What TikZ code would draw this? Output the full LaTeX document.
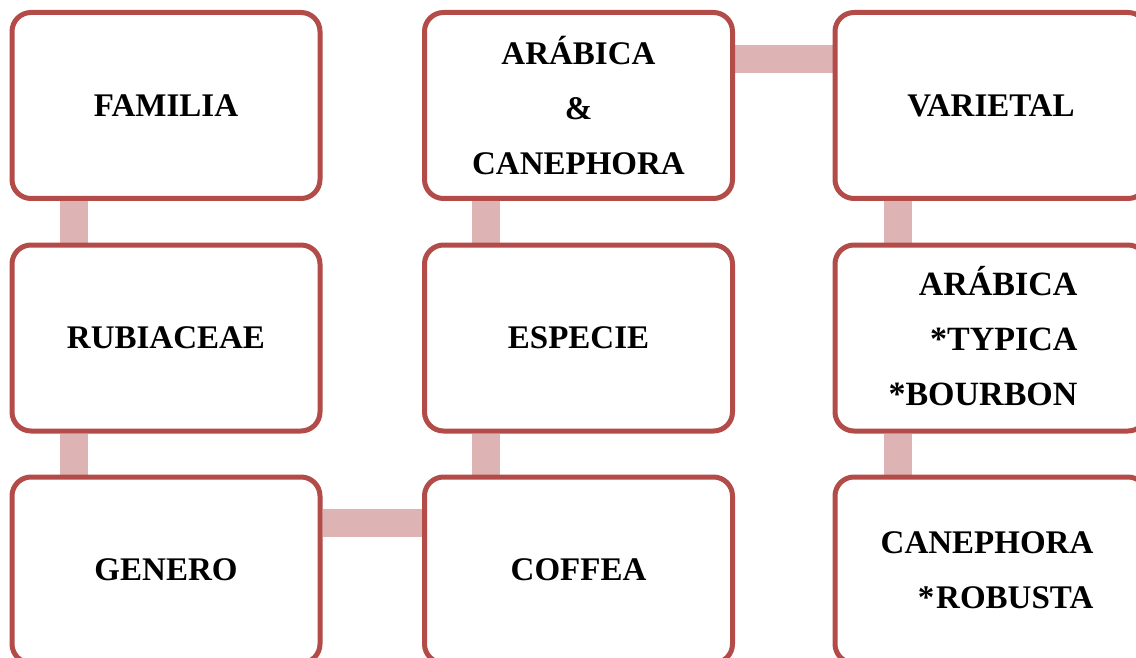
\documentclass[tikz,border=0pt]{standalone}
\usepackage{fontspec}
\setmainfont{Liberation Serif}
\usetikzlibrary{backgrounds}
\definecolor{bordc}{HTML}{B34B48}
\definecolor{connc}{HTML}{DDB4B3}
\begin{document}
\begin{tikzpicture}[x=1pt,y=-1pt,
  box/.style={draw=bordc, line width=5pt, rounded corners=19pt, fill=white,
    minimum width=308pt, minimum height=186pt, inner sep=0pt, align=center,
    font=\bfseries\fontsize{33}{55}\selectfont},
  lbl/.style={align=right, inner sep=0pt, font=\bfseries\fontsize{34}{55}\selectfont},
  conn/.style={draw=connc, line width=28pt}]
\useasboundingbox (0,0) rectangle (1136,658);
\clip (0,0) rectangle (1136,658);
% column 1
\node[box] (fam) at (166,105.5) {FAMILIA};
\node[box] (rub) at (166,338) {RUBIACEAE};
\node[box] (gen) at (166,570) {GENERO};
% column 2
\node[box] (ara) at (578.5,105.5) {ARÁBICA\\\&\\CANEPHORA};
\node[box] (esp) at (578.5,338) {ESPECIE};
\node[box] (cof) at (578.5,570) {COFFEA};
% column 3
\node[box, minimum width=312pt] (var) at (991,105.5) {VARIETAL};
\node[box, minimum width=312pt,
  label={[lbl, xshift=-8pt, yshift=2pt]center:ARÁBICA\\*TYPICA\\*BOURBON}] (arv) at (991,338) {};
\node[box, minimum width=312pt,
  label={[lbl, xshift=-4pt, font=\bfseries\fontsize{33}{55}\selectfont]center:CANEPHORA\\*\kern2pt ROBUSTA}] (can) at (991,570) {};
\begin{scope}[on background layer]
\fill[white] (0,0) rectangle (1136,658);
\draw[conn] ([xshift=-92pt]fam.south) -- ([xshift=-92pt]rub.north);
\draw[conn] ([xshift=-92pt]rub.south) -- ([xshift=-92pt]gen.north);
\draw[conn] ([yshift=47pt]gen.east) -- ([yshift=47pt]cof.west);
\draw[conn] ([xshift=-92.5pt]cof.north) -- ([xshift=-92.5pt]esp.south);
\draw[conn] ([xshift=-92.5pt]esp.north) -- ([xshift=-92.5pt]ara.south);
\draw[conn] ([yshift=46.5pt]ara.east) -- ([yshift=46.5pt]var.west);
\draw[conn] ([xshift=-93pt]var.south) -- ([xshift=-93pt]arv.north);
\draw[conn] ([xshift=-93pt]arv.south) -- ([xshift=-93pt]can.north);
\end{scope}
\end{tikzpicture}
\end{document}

================================

__Instruction__: Omit the pictures, and quote the material above exactly as given.

__Result of the task__:
What TikZ code would draw this? Output the full LaTeX document.
\documentclass[tikz,border=0pt]{standalone}
\usepackage{fontspec}
\setmainfont{Liberation Serif}
\usetikzlibrary{backgrounds}
\definecolor{bordc}{HTML}{B34B48}
\definecolor{connc}{HTML}{DDB4B3}
\begin{document}
\begin{tikzpicture}[x=1pt,y=-1pt,
  box/.style={draw=bordc, line width=5pt, rounded corners=19pt, fill=white,
    minimum width=308pt, minimum height=186pt, inner sep=0pt, align=center,
    font=\bfseries\fontsize{33}{55}\selectfont},
  lbl/.style={align=right, inner sep=0pt, font=\bfseries\fontsize{34}{55}\selectfont},
  conn/.style={draw=connc, line width=28pt}]
\useasboundingbox (0,0) rectangle (1136,658);
\clip (0,0) rectangle (1136,658);
% column 1
\node[box] (fam) at (166,105.5) {FAMILIA};
\node[box] (rub) at (166,338) {RUBIACEAE};
\node[box] (gen) at (166,570) {GENERO};
% column 2
\node[box] (ara) at (578.5,105.5) {ARÁBICA\\\&\\CANEPHORA};
\node[box] (esp) at (578.5,338) {ESPECIE};
\node[box] (cof) at (578.5,570) {COFFEA};
% column 3
\node[box, minimum width=312pt] (var) at (991,105.5) {VARIETAL};
\node[box, minimum width=312pt,
  label={[lbl, xshift=-8pt, yshift=2pt]center:ARÁBICA\\*TYPICA\\*BOURBON}] (arv) at (991,338) {};
\node[box, minimum width=312pt,
  label={[lbl, xshift=-4pt, font=\bfseries\fontsize{33}{55}\selectfont]center:CANEPHORA\\*\kern2pt ROBUSTA}] (can) at (991,570) {};
\begin{scope}[on background layer]
\fill[white] (0,0) rectangle (1136,658);
\draw[conn] ([xshift=-92pt]fam.south) -- ([xshift=-92pt]rub.north);
\draw[conn] ([xshift=-92pt]rub.south) -- ([xshift=-92pt]gen.north);
\draw[conn] ([yshift=47pt]gen.east) -- ([yshift=47pt]cof.west);
\draw[conn] ([xshift=-92.5pt]cof.north) -- ([xshift=-92.5pt]esp.south);
\draw[conn] ([xshift=-92.5pt]esp.north) -- ([xshift=-92.5pt]ara.south);
\draw[conn] ([yshift=46.5pt]ara.east) -- ([yshift=46.5pt]var.west);
\draw[conn] ([xshift=-93pt]var.south) -- ([xshift=-93pt]arv.north);
\draw[conn] ([xshift=-93pt]arv.south) -- ([xshift=-93pt]can.north);
\end{scope}
\end{tikzpicture}
\end{document}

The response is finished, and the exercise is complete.